Longa baseado em clássico da literatura nacional nos convida a ver o mundo com os olhos de uma criança em busca de afeto e compreensão.
O romance literário juvenil “Meu Pé de Laranja Lima” foi publicado em 1968 pelo escritor brasileiro José Mauro de Vasconcelos. Com o sucesso comercial, o livro foi traduzido para dezenas de línguas e adaptado para diversas mídias. No cinema, a obra teve uma versão de 1970, realizada por Aurélio Teixeira, que até 2012 era a única. Eis que, ano passado, a história ganhou outra versão para as telonas, desta vez dirigida por Marcos Bernstein.
Inspirado na própria infância de Vasconcelos, o enredo foca em Zezé (João Guilherme Ávila), um menino pobre que vê nas traquinagens um refúgio dos problemas familiares. Com o pai (Eduardo Dascar) desempregado e ausente e a mãe (Fernanda Vianna) doente e conformada, Zezé é castigado violentamente por suas travessuras, que nada mais são do que o reflexo da falta de atenção.
Criativo e sonhador, o garoto preenche essa lacuna emocional com fantasias, dentre as quais o pé de laranja lima de seu quintal, batizado de Minguinho, é seu principal companheiro e confidente. Ainda assim, ele necessita de uma figura paterna, encontrada na pessoa mais inusitada, o português Manoel (José de Abreu), conhecido pelas crianças da cidade como Portuga. Antes visto por Zezé como um senhor mal humorado, Portuga começa a estabelecer um vínculo amistoso com o garoto que alivia a carência afetiva de ambos.

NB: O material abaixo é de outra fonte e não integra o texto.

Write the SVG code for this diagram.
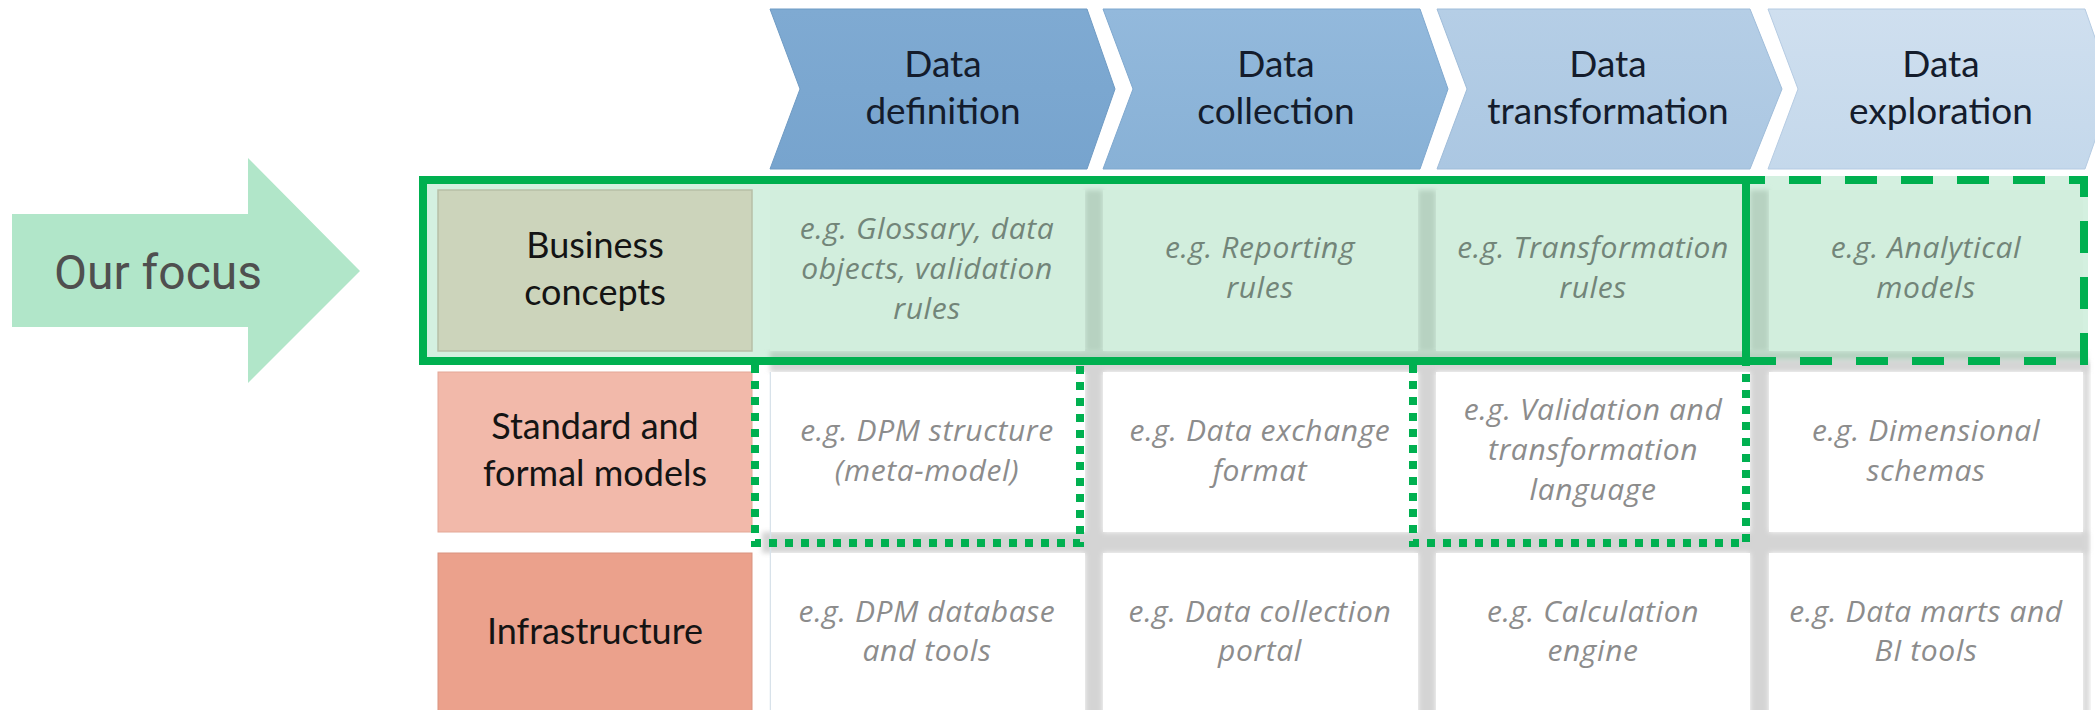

O ator mirim que dá vida ao protagonista não decepciona e sustenta o longa, sendo convincente até nas cenas de maior carga dramática. Ótima escolha de elenco, já que a proposta narrativa de Bernstein – que também assina o roteiro ao lado de Melaine Dimantas – visa desenvolver a história a partir do olhar de Zezé, exigindo do personagem carisma e uma dimensão psicológica autêntica. O experiente José de Abreu também consegue nos cativar com seu Portuga, construindo boas interações com Ávila e dando consistência à espinha dorsal do filme, que é a relação de amizade entre os dois. Além destes, destaca-se a breve e intensa participação de Emiliano Queiroz como Edmundo, tio de Zezé.
Bernstein demonstra sensibilidade ao tornar reais as fantasias do peralta, como o galho do pé de laranja lima que se torna um cavalo branco e a pipa que alça voo mesmo depois de destruída injustiçadamente pela irmã mais velha, em um das cenas mais marcantes da película. A escolha da voz da pequena árvore como sendo a mesma de Zezé em um tom mais grave é ótima, mas, no momento em que isso é explicitado visualmente, perde-se o contato com o olhar do personagem, empurrando o espectador de volta para o papel de mero observador.
A ausência de efeitos visuais na construção do imaginário de Zezé, além de fornecer um caráter orgânico que permite ao espectador perceber tais fantasias de forma concreta – assim como o próprio personagem o faz –, também valoriza a fotografia de Gustavo Hadba e a montagem de Marcelo Moraes, que dão conta de gerar por meio de estratégias práticas os efeitos técnicos e emocionais intencionados.
Apesar disso, alguns descuidos do roteiro e do ritmo da montagem prejudicam a fluidez de determinados momentos importantes na construção do personagem. Um exemplo é a cena em que Zezé provoca a queda de uma mulher grávida e é castigado fisicamente por isso. Tudo acontece de forma apressada, permitindo o entendimento do público sobre o fato, mas inviabilizando uma maior empatia por parte deste em relação à situação do personagem.
Esta versão de “Meu Pé de Laranja Lima” merece ser apreciada não por contar novamente uma bela história já conhecida e adorada por muitos, mas sim por se desprender respeitosamente da obra original ao mesmo tempo que constrói uma visão particular sobre ela. Não é apenas a obra de José Moura de Vasconcelos transposta para o cinema, é a reação artística de Marcos Bernstein a este romance.